Selbstbeschränkung für ein gemeinsames Ziel
Vor diesem Hintergrund erscheint das Freiheitsverständnis in der aktuellen Debatte um die Lockerungen für Geimpfte doch ziemlich begrenzt. Die Rückkehr der Geimpften in die Freiheit wird der Unfreiheit der Ungeimpften gegenübergestellt, die sich weiterhin an die Maßnahmen halten müssen. Schon macht das Unwort "Impfneid" die Runde durch die Medien und sozialen Netzwerke.
Eigentlich aber ließe sich die Idee einer gemeinschaftlichen Beschränkung zum Wohle aller gerade als ein Ausdruck sozialer Freiheit betrachten. Ich beschränke mich selbst mit dem Wissen, dass auch alle anderen sich beschränken, und somit erreichen wir ein gemeinsam gesetztes Ziel: der Ausbreitung des Virus Einhalt zu gebieten. Nur so können wir schließlich die Freiheit aller sichern.
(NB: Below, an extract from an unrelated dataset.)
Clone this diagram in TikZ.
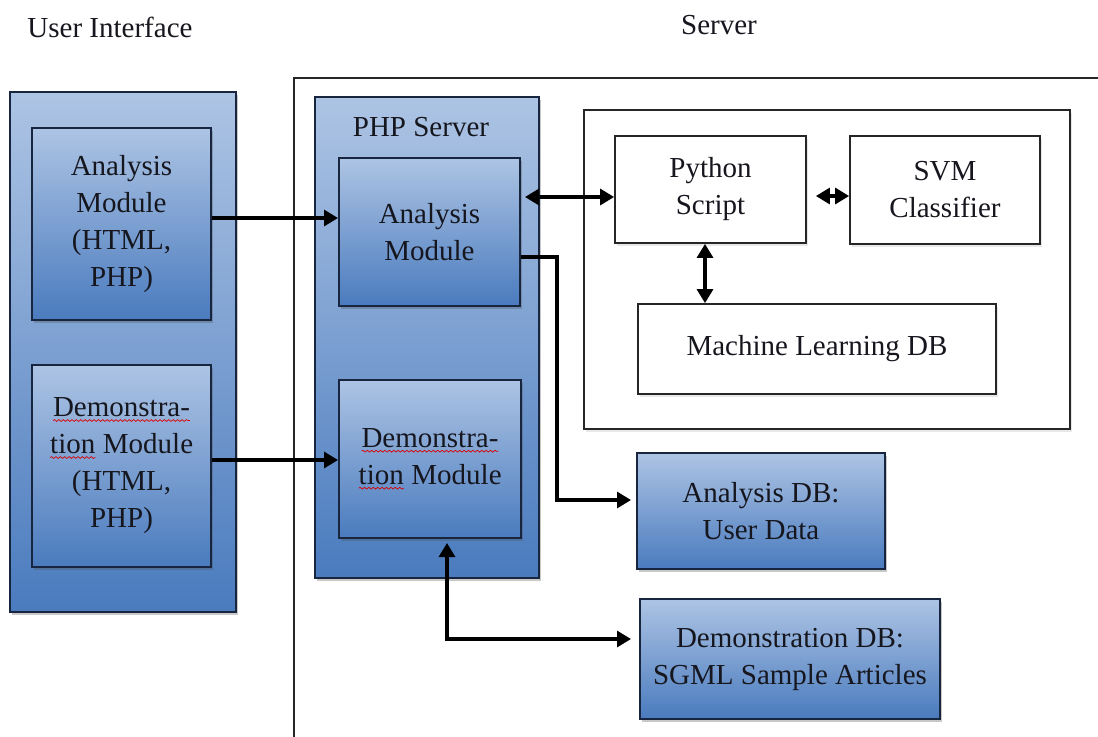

Wer schüttelt die Betten, öffnet die Läden?
Wir sind in sozialen Beziehungen immer schon miteinander verbunden und können uns Freiheit nur gegenseitig ermöglichen. Ein rein individuelles Freiheitsverständnis, das diese soziale Abhängigkeit nicht mit einbezieht, ist unzureichend. Das wird auch auf globaler Ebene deutlich: Wenn einige Staaten nur die eigene Bevölkerung impfen und andere leer ausgehen, gefährden die potenziell entstehenden Mutationen wiederum die schon Geimpften.
Ein Freiheitsverständnis, das an der eigenen Landesgrenze haltmacht, wird so schlussendlich zur Gefahr für alle. Und auch wenn die Geimpften hierzulande bald wieder ins Restaurant gehen können, braucht es nicht zuletzt jemanden, der ihnen das Essen zubereitet und serviert. Wenn sie wieder reisen wollen, braucht es jemanden, der ihr Hotelzimmer herrichtet. Wenn sie wieder shoppen gehen wollen, braucht es jemanden, der den Laden für sie öffnet. Verabschieden wir uns also von der Idee, alleine frei sein zu können.